Chris Robshaw, il capitano dell’Inghilterra che doveva essere gigantesca ed è diventata lillipuziana, non aveva il sangue blu dei suoi illustri predecessori né il carisma del plebeo Martin. Era, ed è, un buon giocatore, un buon ragazzo che è finito nel più maligno dei gorghi, quello che all’indeciso riserva la scelta sbagliata nel momento sbagliato. Ha dimostrato di non essere ignorante sino in fondo e così di esser finito in un guado che gli è stato fatale.

Nel rugby, l’ignorante vive in una invidiabile condizione: innanzitutto ignora quel che lo attende o, se appena immagina il tritacarne, la centrifuga in cui sta per precipitarsi, decide che non è il caso di preoccuparsi. La sua abilità, la sua capacità di leadership dipende dalla forza di convinzione che saprà trasmettere a chi gli sta attorno e che a quel punto, quando le pistole diventano tuoni (Bob Dylan, opere citate), dovrà seguirlo.

Il nostro sport, che giunge ai 193 anni di vita e che ha appena superato un ventennio di sin troppo tumultuoso sviluppo, è sempre stato ricco di personaggi spesso transitati nella categoria del leggendario, del picaresco, degni di finire nelle pagine di un antico poema eroico dall’autore incerto o nelle narrazioni di maestri del sublime grottesco, dell’allegoria trionfante.
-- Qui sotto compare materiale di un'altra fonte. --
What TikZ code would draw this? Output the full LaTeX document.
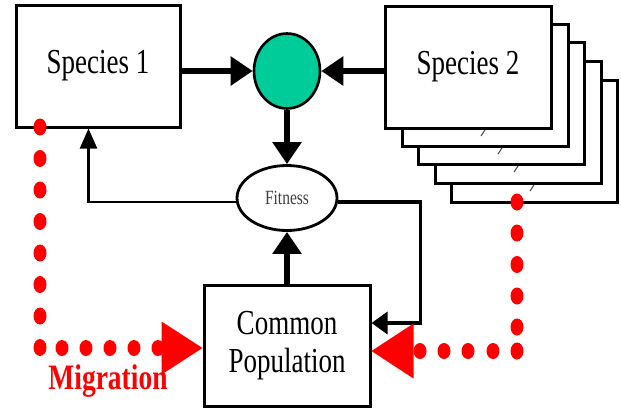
\documentclass[tikz,border=0pt]{standalone}
\usepackage{fontspec}
\setmainfont{Liberation Serif}
\usetikzlibrary{arrows.meta,shapes.geometric,calc}
\definecolor{mint}{HTML}{00CC99}
\definecolor{migred}{HTML}{FF0000}
\newcommand{\tall}[1]{\scalebox{1}[1.3]{#1}}
\tikzset{
  box/.style={draw=black,line width=3pt,fill=white,inner sep=0pt,
    font=\fontsize{27}{40}\selectfont},
  thickarrow/.style={line width=5.5pt,-{Triangle[length=22pt,width=28pt]}},
  midarrow/.style={line width=3.5pt,-{Triangle[length=16pt,width=22pt]}},
  thinarrow/.style={line width=2.2pt,-{Triangle[length=20pt,width=17pt]}},
  reddot/.style={fill=migred},
  tick/.style={line width=1pt,black!70}
}
\begin{document}
\begin{tikzpicture}[x=1pt,y=-1pt]
\useasboundingbox (0,0) rectangle (621,408);
% stacked boxes behind Species 2
\foreach \dx/\dy in {66/74,50/55,33/36,17/18}{
  \draw[line width=3pt,fill=white] (385+\dx,6+\dy) rectangle (551+\dx,128+\dy);
}
\draw[tick] (481,136) -- (485,130);
\draw[tick] (498,154) -- (502,148);
\draw[tick] (514,172) -- (518,166);
\draw[tick] (530,191) -- (534,185);

\node[box,minimum width=164pt,minimum height=122pt] (s1) at (98,66) {\tall{Species 1}};
\node[box,minimum width=166pt,minimum height=122pt] (s2) at (468,67) {\tall{Species 2}};
\node[draw=black,line width=2.6pt,fill=mint,ellipse,minimum width=66pt,minimum height=75pt,inner sep=0pt] (circ) at (287,71) {};
\node[draw=black,line width=2.8pt,fill=white,ellipse,minimum width=100pt,minimum height=65pt,inner sep=0pt,
  font=\fontsize{15.5}{18}\selectfont,text=black!75] (fit) at (287,198) {\tall{Fitness}};
\node[box,minimum width=166pt,minimum height=121pt,align=center] (cp) at (287,345.5)
  {\tall{Common}\\[-2pt]\tall{Population}};

% connectors
\draw[thickarrow] (s1.east |- circ.west) -- (circ.west);
\draw[thickarrow] (s2.west |- circ.east) -- (circ.east);
\draw[thickarrow] (circ.south) -- (fit.north);
\draw[thickarrow] (cp.north) -- (fit.south);
\draw[thinarrow] ($(fit.west)+(0,4)$) -| ([xshift=74pt]s1.south west);
\draw[midarrow] ($(fit.east)+(0,4)$) -| ($(cp.east)+(49,-22.5)$) -- ($(cp.east)+(0,-22.5)$);

% migration dots (left)
\foreach \y in {127,158.5,190,221.5,253,284.5,316,347.5}{
  \fill[reddot] (40,\y) ellipse [x radius=6.5pt, y radius=8.5pt];
}
\foreach \x in {62,86,110,134,158}{
  \fill[reddot] (\x,348) ellipse [x radius=6.5pt, y radius=8pt];
}
\fill[migred] (cp.west |- 0,348) -- ++(-41,-26.5) -- ++(0,53) -- cycle;
% migration dots (right)
\foreach \y in {202,233,264.5,296,327,351}{
  \fill[reddot] (517,\y) ellipse [x radius=6.5pt, y radius=8.5pt];
}
\foreach \x in {420,444,468,493}{
  \fill[reddot] (\x,351) ellipse [x radius=6.5pt, y radius=8pt];
}
\fill[migred] (cp.east |- 0,351) -- ++(42,-27.5) -- ++(0,55) -- cycle;

\node[text=migred,font=\bfseries\fontsize{27.5}{30}\selectfont,inner sep=0pt] (mig) at (108,381) {\tall{Migration}};
\end{tikzpicture}
\end{document}
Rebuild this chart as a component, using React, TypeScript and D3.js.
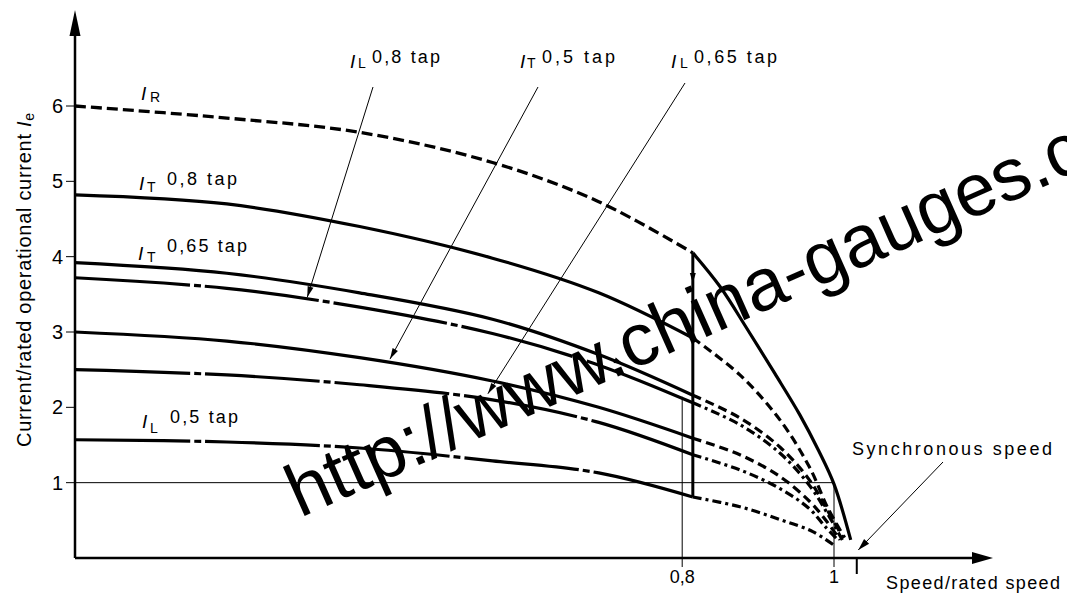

Nel loro girovagare, nei loro scontri con imprevedibili avversari, don Quixote non poteva essere un magro seconda linea o Sancho un rotondo tallonatore?

Non fosse nato nell’alto Lazio, ma in Nuova Zelanda, in Sudafrica, in Scozia, Anacleto Altigieri, che se n’è andato da poco e che era stato azzurro per la prima volta in un paese che non c’è più, la Rhodesia, sarebbe stato definito un farmer, come vecchi colleghi che agli antipodi, nel veld o nelle terre alte o basse, allevavano bestiame da carne o da lana. Quel mondo in cui l’ignoranza iniziava dalla scoperta del gioco stesso, delle sue regole primarie, è sempre più estraneo, lontano: oggi non sono più i giocatori che allevano, ma sono allevati. Forza, intuizione, istinto – ferocia, a volte -, finiscono per passare attraverso un condizionamento, da una disciplina.

Ma lo spazio per quel che abita nelle fibre più riposte, nel profondo, non è ancora sparito perché quando si sarà esaurito, decreterà la fine di tutto. L’elogio dell’ignoranza può anche finire qui. I vecchi del mestiere hanno capito tutto.